2. During the test period I added a call to a small JS file that's purpose was just to track whether JS was enabled in the user's browser for each page view. I made the assumption that if this file wasn't called then neither was the AdSense JS and the requestor either was a human with JS disabled (or a browser with no JS support) or a machine (bot, etc.). I removed the JS tracking code after the analysis so unfortunately I can't test any recent data.
3. The AdSense code was setup with the alternate ad paramater to load an HTML file on my server whenever a PSA would otherwise have been shown.
Since my servers are GMT-5 (well, I think they were GMT-4 during the test due to daylight savings time) and Google's AdSense reports were GMT-8 (GMT-7 at the time) I copied my log files and wrote a script to update the timestamps to change the date/time to use the same timezone as the AdSense reports.
I calculated the # of impressions I would expect to load AdSense by taking total impressions from my log files and subtracting the numbers from steps 2 and 3 above.
Then I compared those numbers with those in the AdSense reports. Mine were consistently less than 0.2% higher on a daily basis per site (2 sites on 2 separate servers).

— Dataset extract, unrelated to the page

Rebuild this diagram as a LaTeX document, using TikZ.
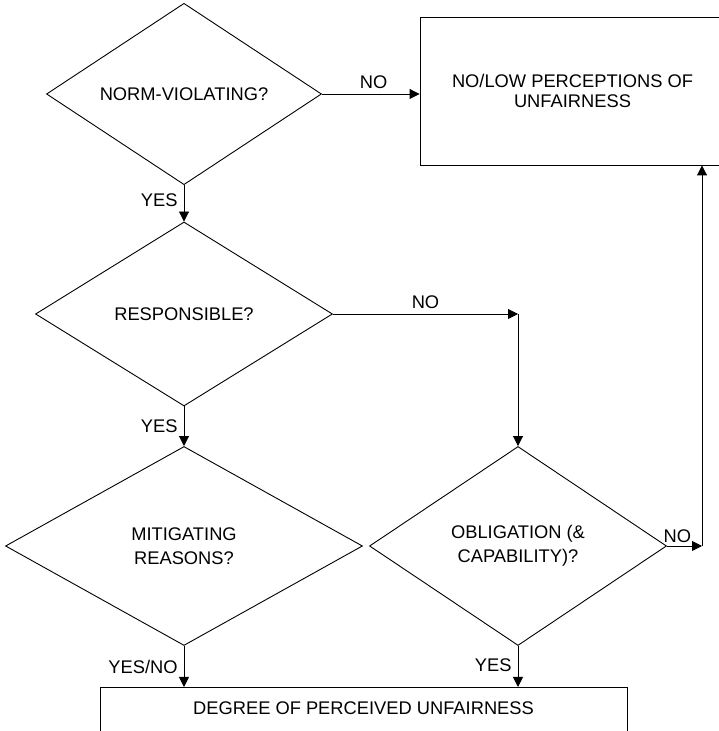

jim_w, if you have any criticism or concerns with the process let me know because I'll probably analyze again in the future and if I need to abandon it or improve it to make it more accurate I will. Keep in mind that my goal was just to see if anything looked fishy (I was skeptical of the impressions reported at the time), not to prove it was valid at a 99% confidence level. :-)
Has anyone else done a similiar analysis? If so, what were your findings?
Got some data here that indicated this is not happening. Stats indicative that 96.458 % of pages served also were counted by google. This is over 5 months of data. We did a check and feel confident to say that more than 3+% of visits were by known spiders. Has to start you wondering about how accurate googles claims in this area are?
This is readily apparent when both the googlebot and slurp are crawling the site heavily, and the impressions to pages served are within .5%.